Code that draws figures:
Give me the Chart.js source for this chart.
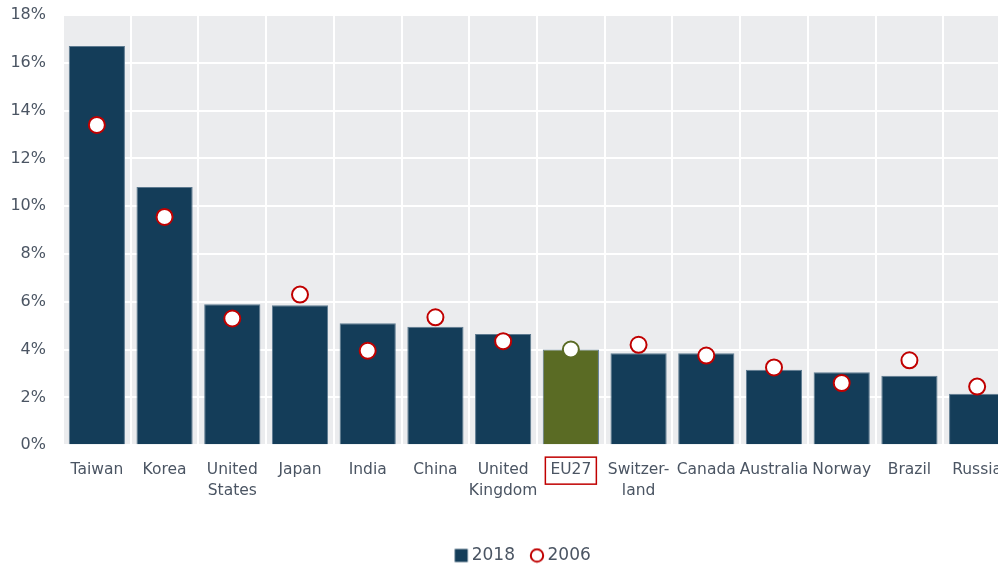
<!DOCTYPE html>
<html>
<head>
<meta charset="utf-8">
<script src="https://cdn.jsdelivr.net/npm/chart.js@4/dist/chart.umd.min.js"></script>
<style>
  html, body { margin: 0; padding: 0; background: #fff; overflow: hidden; }
  #wrap { width: 1050px; height: 569px; }
</style>
</head>
<body>
<div id="wrap"><canvas id="chart"></canvas></div>
<script>
const countries = [
  "Taiwan", "Korea", ["United", "States"], "Japan", "India", "China",
  ["United", "Kingdom"], "EU27", ["Switzer-", "land"], "Canada",
  "Australia", "Norway", "Brazil", "Russia"
];
const values2018 = [16.7, 10.8, 5.9, 5.85, 5.1, 4.95, 4.65, 4.0, 3.85, 3.85, 3.15, 3.05, 2.9, 2.15];
const values2006 = [13.4, 9.55, 5.3, 6.3, 3.95, 5.35, 4.35, 4.0, 4.2, 3.75, 3.25, 2.6, 3.55, 2.45];
const yTicks = [0, 2, 4, 6, 8, 10, 12, 14, 16, 18];

const NAVY = "#143d59";
const OLIVE = "#5a6b24";
const RED = "#c00000";
const TEXT = "#4b5563";
const FONT = "'DejaVu Sans', Verdana, sans-serif";
const highlight = 7;

const barColors = values2018.map((_, i) => (i === highlight ? OLIVE : NAVY));
const markerBorders = values2006.map((_, i) => (i === highlight ? OLIVE : RED));

function legendIcon(draw) {
  const c = document.createElement("canvas");
  c.width = 16;
  c.height = 16;
  draw(c.getContext("2d"));
  return c;
}
const squareIcon = legendIcon((g) => {
  g.fillStyle = NAVY;
  g.fillRect(1.5, 1.5, 13, 13);
});
const circleIcon = legendIcon((g) => {
  g.fillStyle = "#fff";
  g.strokeStyle = RED;
  g.lineWidth = 2;
  g.beginPath();
  g.arc(8, 8, 6.2, 0, Math.PI * 2);
  g.fill();
  g.stroke();
});

const plotBackground = {
  id: "plotBackground",
  beforeDraw(chart) {
    const { ctx, chartArea } = chart;
    ctx.save();
    ctx.fillStyle = "#ebecee";
    ctx.fillRect(chartArea.left, chartArea.top, chartArea.right - chartArea.left, chartArea.bottom - chartArea.top);
    ctx.restore();
  },
};

// the original legend sits centred on the full (wider) figure, not on 0..chartArea.right
const legendShift = {
  id: "legendShift",
  afterLayout(chart) {
    chart.legend.left += 19.5;
    chart.legend.right += 19.5;
  },
};

const labelBox = {
  id: "labelBox",
  afterDraw(chart) {
    const { ctx } = chart;
    const xs = chart.scales.x;
    const x = xs.getPixelForTick(highlight);
    ctx.save();
    ctx.strokeStyle = RED;
    ctx.lineWidth = 1.5;
    ctx.strokeRect(x - 25.5, xs.top + 12, 51, 27);
    ctx.restore();
  },
};

new Chart(document.getElementById("chart").getContext("2d"), {
  data: {
    labels: countries,
    datasets: [
      {
        type: "bar",
        label: "2018",
        data: values2018,
        backgroundColor: barColors,
        borderColor: "#5d7a90",
        borderWidth: 1,
        barPercentage: 0.83,
        categoryPercentage: 1,
        order: 1,
      },
      {
        type: "line",
        label: "2006",
        data: values2006,
        showLine: false,
        pointStyle: "circle",
        pointRadius: 8,
        pointHoverRadius: 8,
        pointBorderWidth: 2,
        pointBackgroundColor: "#ffffff",
        pointBorderColor: markerBorders,
        backgroundColor: "#ffffff",
        borderColor: RED,
        order: 0,
      },
    ],
  },
  options: {
    responsive: true,
    maintainAspectRatio: false,
    animation: false,
    layout: { padding: { top: 15, right: 39, left: 0, bottom: -5 } },
    scales: {
      x: {
        grid: { color: "#ffffff", lineWidth: 2, offset: true, drawTicks: false },
        border: { display: false },
        ticks: {
          color: TEXT,
          font: { family: FONT, size: 15.5, lineHeight: 1.35 },
          padding: 14,
          maxRotation: 0,
          autoSkip: false,
        },
        afterFit(scale) {
          scale.height += 12;
        },
      },
      y: {
        min: 0,
        max: 18,
        afterBuildTicks(scale) {
          scale.ticks = yTicks.map((v) => ({ value: v }));
        },
        afterFit(scale) {
          scale.width = 63;
          scale.paddingTop = 0;
        },
        grid: { color: "#ffffff", lineWidth: 2, drawTicks: false },
        border: { display: false },
        ticks: {
          color: TEXT,
          font: { family: FONT, size: 16 },
          padding: 17,
          callback: (v) => v + "%",
        },
      },
    },
    plugins: {
      tooltip: { enabled: false },
      legend: {
        position: "bottom",
        labels: {
          usePointStyle: true,
          color: TEXT,
          font: { family: FONT, size: 17 },
          boxHeight: 16,
          boxWidth: 4,
          padding: 20,
          generateLabels(chart) {
            const items = Chart.defaults.plugins.legend.labels.generateLabels(chart);
            items.sort((a, b) => a.datasetIndex - b.datasetIndex);
            items.forEach((it) => {
              it.pointStyle = it.datasetIndex === 0 ? squareIcon : circleIcon;
            });
            return items;
          },
        },
      },
    },
  },
  plugins: [plotBackground, legendShift, labelBox],
});
</script>
</body>
</html>
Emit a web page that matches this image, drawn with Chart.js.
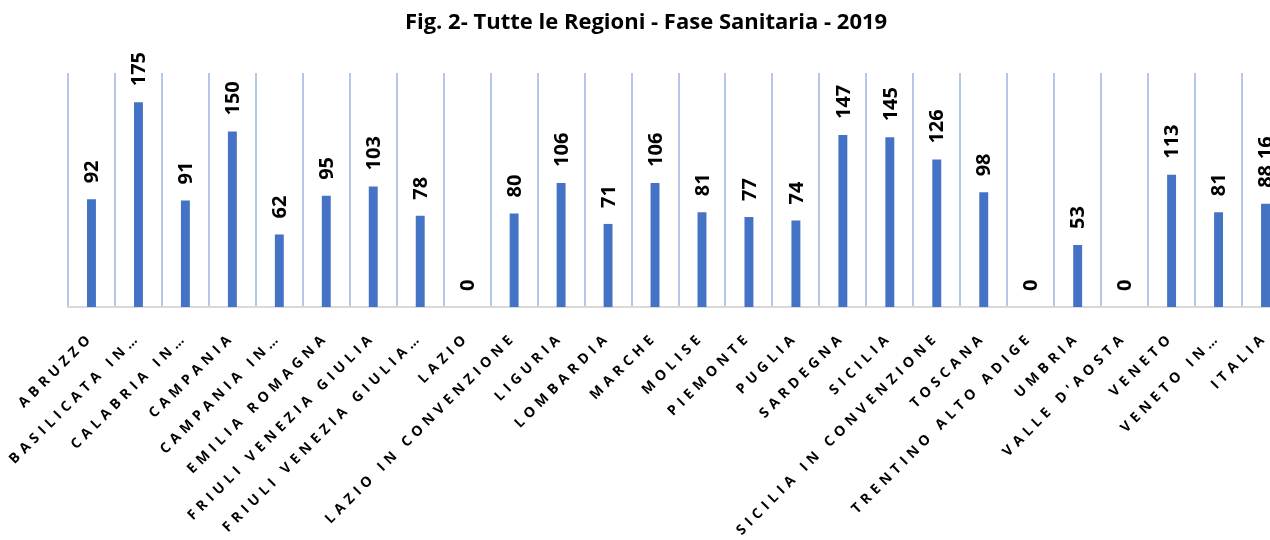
<!DOCTYPE html>
<html>
<head>
<meta charset="utf-8">
<script src="https://cdn.jsdelivr.net/npm/chart.js@4.4.1/dist/chart.umd.min.js"></script>
<style>
  html, body { margin: 0; padding: 0; background: #ffffff; overflow: hidden; width: 1270px; height: 540px; }
  #wrap { position: absolute; left: 0; top: 0; width: 1295px; height: 540px; }
</style>
</head>
<body>
<div id="wrap"><canvas id="c" width="1295" height="540"></canvas></div>
<script>
const chartTitle = "Fig. 2- Tutte le Regioni - Fase Sanitaria - 2019";
const categories = [
  "ABRUZZO", "BASILICATA IN…", "CALABRIA IN…", "CAMPANIA", "CAMPANIA IN…",
  "EMILIA ROMAGNA", "FRIULI VENEZIA GIULIA", "FRIULI VENEZIA GIULIA…", "LAZIO",
  "LAZIO IN CONVENZIONE", "LIGURIA", "LOMBARDIA", "MARCHE", "MOLISE", "PIEMONTE",
  "PUGLIA", "SARDEGNA", "SICILIA", "SICILIA IN CONVENZIONE", "TOSCANA",
  "TRENTINO ALTO ADIGE", "UMBRIA", "VALLE D'AOSTA", "VENETO", "VENETO IN…", "ITALIA"
];
const values = [92, 175, 91, 150, 62, 95, 103, 78, 0, 80, 106, 71, 106, 81, 77, 74, 147, 145, 126, 98, 0, 53, 0, 113, 81, 88.16];
const yMin = 0;
const yMax = 200;

const spacingPlugin = {
  id: 'spacing',
  beforeDraw(chart) { chart.ctx.letterSpacing = '4.8px'; },
  beforeDatasetsDraw(chart) { chart.ctx.letterSpacing = '0px'; }
};

const valueLabelPlugin = {
  id: 'valueLabels',
  afterDatasetsDraw(chart) {
    const ctx = chart.ctx;
    const meta = chart.getDatasetMeta(0);
    ctx.save();
    ctx.letterSpacing = '0px';
    ctx.font = 'bold 20px "Open Sans"';
    ctx.fillStyle = '#000000';
    ctx.textAlign = 'left';
    ctx.textBaseline = 'middle';
    meta.data.forEach((bar, i) => {
      const v = values[i];
      const txt = String(v).replace('.', ',');
      ctx.save();
      ctx.translate(bar.x + 1, bar.y - 16);
      ctx.rotate(-Math.PI / 2);
      ctx.fillText(txt, 0, 0);
      ctx.restore();
    });
    ctx.restore();
  },
  afterDraw(chart) {
    const ctx = chart.ctx;
    ctx.save();
    ctx.letterSpacing = '0px';
    ctx.font = 'bold 22px "Open Sans"';
    ctx.fillStyle = '#000000';
    ctx.textAlign = 'center';
    ctx.textBaseline = 'middle';
    ctx.fillText(chartTitle, 646, 23);
    ctx.restore();
  }
};

new Chart(document.getElementById('c'), {
  type: 'bar',
  data: {
    labels: categories,
    datasets: [{
      data: values,
      backgroundColor: '#4472C4',
      barPercentage: 0.19,
      categoryPercentage: 1.0
    }]
  },
  options: {
    responsive: false,
    animation: false,
    layout: { padding: { left: 68, right: 6, top: 73, bottom: 0 } },
    plugins: { legend: { display: false }, title: { display: false }, tooltip: { enabled: false } },
    scales: {
      x: {
        grid: { offset: true, color: '#B4C7E7', lineWidth: 2, drawTicks: false },
        border: { display: true, color: '#D9D9D9', width: 2 },
        ticks: {
          autoSkip: false,
          minRotation: 45,
          maxRotation: 45,
          padding: 22,
          labelOffset: 0,
          color: '#000000',
          font: { family: '"Open Sans"', size: 14, weight: 'bold' }
        },
        afterFit(scale) {
          scale.height = 233;
          scale.paddingLeft = 0;
          scale.paddingRight = 0;
        }
      },
      y: {
        display: false,
        min: yMin,
        max: yMax
      }
    }
  },
  plugins: [spacingPlugin, valueLabelPlugin]
});
</script>
</body>
</html>
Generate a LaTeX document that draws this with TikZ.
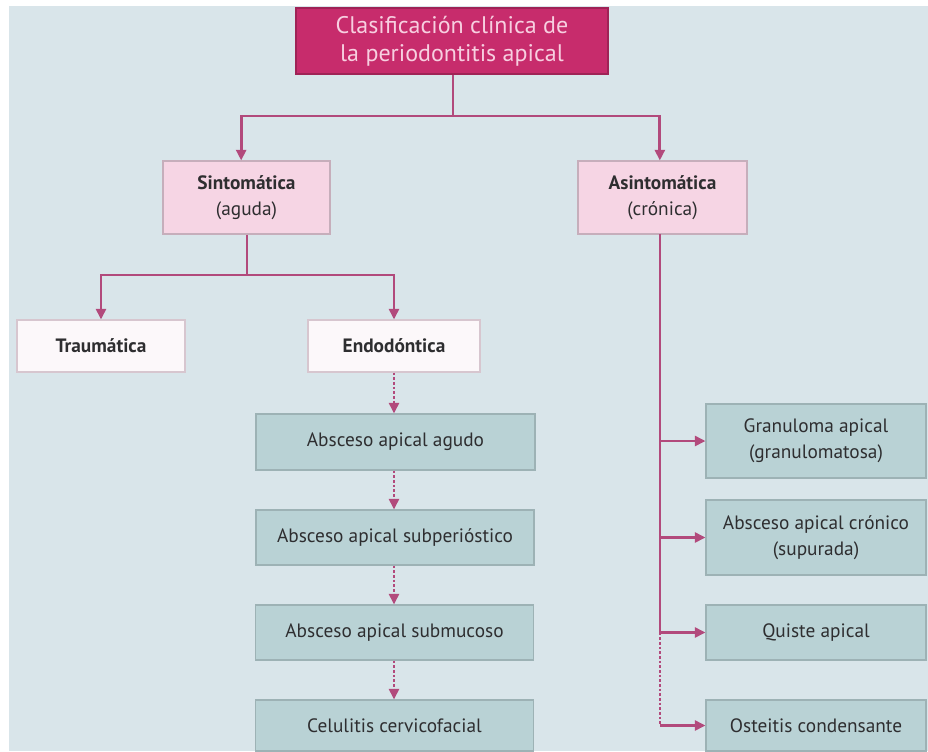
\documentclass[tikz,border=0pt]{standalone}
\usepackage{fontspec}
\setmainfont{PT Sans}
\usetikzlibrary{arrows.meta}
\definecolor{fondo}{HTML}{D9E5EA}
\definecolor{magenta}{HTML}{C72C6C}
\definecolor{rosatxt}{HTML}{F7CFE0}
\definecolor{rosa}{HTML}{F6D5E4}
\definecolor{blanco}{HTML}{FCF8FA}
\definecolor{verde}{HTML}{B9D2D5}
\definecolor{borde}{HTML}{C6AEBB}
\definecolor{linea}{HTML}{B24A7C}
\definecolor{texto}{HTML}{2E2E30}
\begin{document}
\begin{tikzpicture}[x=0.75pt,y=-0.75pt,
    caja/.style={rectangle,inner sep=0pt,align=center,line width=0.8pt,
        font=\fontsize{14.5}{19.5}\selectfont,text=texto},
    cajaroot/.style={caja,fill=magenta,draw=magenta!80!black,text=rosatxt,
        font=\fontsize{18}{21}\selectfont},
    cajarosa/.style={caja,fill=rosa,draw=borde},
    cajablanca/.style={caja,fill=blanco,draw=borde!70},
    cajaverde/.style={caja,fill=verde,draw=verde!85!black},
    enlace/.style={draw=linea,line width=2.1pt},
    punteado/.style={dash pattern=on 2pt off 1.5pt},
    flecha/.style={enlace,-{Triangle[length=8pt,width=7.5pt]}}]
    \useasboundingbox (0,0) rectangle (928,751);
    \fill[fondo] (9,6) rectangle (928,751);
    % --- raiz y primer nivel ---
    \node[cajaroot,minimum width=234pt,minimum height=49.5pt] (raiz) at (452,41)
        {Clasificación clínica de\\la periodontitis apical};
    \node[cajarosa,minimum width=125.25pt,minimum height=54.75pt] (sint) at (246.5,197.5)
        {\textbf{Sintomática}\\(aguda)};
    \node[cajarosa,minimum width=126.75pt,minimum height=54.75pt] (asint) at (662.5,197.5)
        {\textbf{Asintomática}\\(crónica)};
    % --- rama sintomatica ---
    \node[cajablanca,minimum width=126pt,minimum height=39pt] (traum) at (101,346)
        {\textbf{Traumática}};
    \node[cajablanca,minimum width=129pt,minimum height=39pt] (endo) at (394,346)
        {\textbf{Endodóntica}};
    \node[cajaverde,minimum width=209.25pt,minimum height=42pt] (agudo) at (395.5,442)
        {Absceso apical agudo};
    \node[cajaverde,minimum width=208.5pt,minimum height=41.25pt] (subper) at (395,537.5)
        {Absceso apical subperióstico};
    \node[cajaverde,minimum width=208.5pt,minimum height=41.25pt] (submuc) at (394.5,632.5)
        {Absceso apical submucoso};
    \node[cajaverde,minimum width=208.5pt,minimum height=38.25pt] (celul) at (394.5,725.5)
        {Celulitis cervicofacial};
    % --- rama asintomatica ---
    \node[cajaverde,minimum width=165pt,minimum height=55.5pt] (granul) at (816,441)
        {Granuloma apical\\(granulomatosa)};
    \node[cajaverde,minimum width=165pt,minimum height=56.25pt] (cronico) at (816,537.5)
        {Absceso apical crónico\\(supurada)};
    \node[cajaverde,minimum width=165pt,minimum height=41.25pt] (quiste) at (816,632.5)
        {Quiste apical};
    \node[cajaverde,minimum width=165pt,minimum height=38.25pt] (osteit) at (816,725.5)
        {Osteitis condensante};
    % --- conectores ---
    \coordinate (div1) at (453,116);
    \coordinate (div2) at (247,275);
    \coordinate (tronco) at (660,234);
    \draw[enlace] (raiz.south -| div1) -- (div1);
    \draw[flecha] (div1) -| ([xshift=-4pt]sint.north);
    \draw[flecha] (div1) -| ([xshift=-2pt]asint.north);
    \draw[enlace] (sint.south -| div2) -- (div2);
    \draw[flecha] (div2) -| (traum.north);
    \draw[flecha] (div2) -| (endo.north);
    \draw[flecha,punteado] (endo.south) -- (endo.south |- agudo.north);
    \draw[flecha,punteado] (agudo.south -| endo.south) -- (endo.south |- subper.north);
    \draw[flecha,punteado] (subper.south -| endo.south) -- (endo.south |- submuc.north);
    \draw[flecha,punteado] (submuc.south -| endo.south) -- (endo.south |- celul.north);
    \draw[enlace] (tronco) -- (tronco |- quiste.west);
    \draw[enlace,punteado] (tronco |- quiste.west) -- (tronco |- osteit.west);
    \draw[flecha] (tronco |- granul.west) -- (granul.west);
    \draw[flecha] (tronco |- cronico.west) -- (cronico.west);
    \draw[flecha] (tronco |- quiste.west) -- (quiste.west);
    \draw[flecha] (tronco |- osteit.west) -- (osteit.west);
\end{tikzpicture}
\end{document}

=== Set problem ===
Above are the records. Copy every line in them holding "this".

=== The completed task ===
Give me the Chart.js source for this chart.
Emit a web page that matches this image, drawn with Chart.js.
Generate a LaTeX document that draws this with TikZ.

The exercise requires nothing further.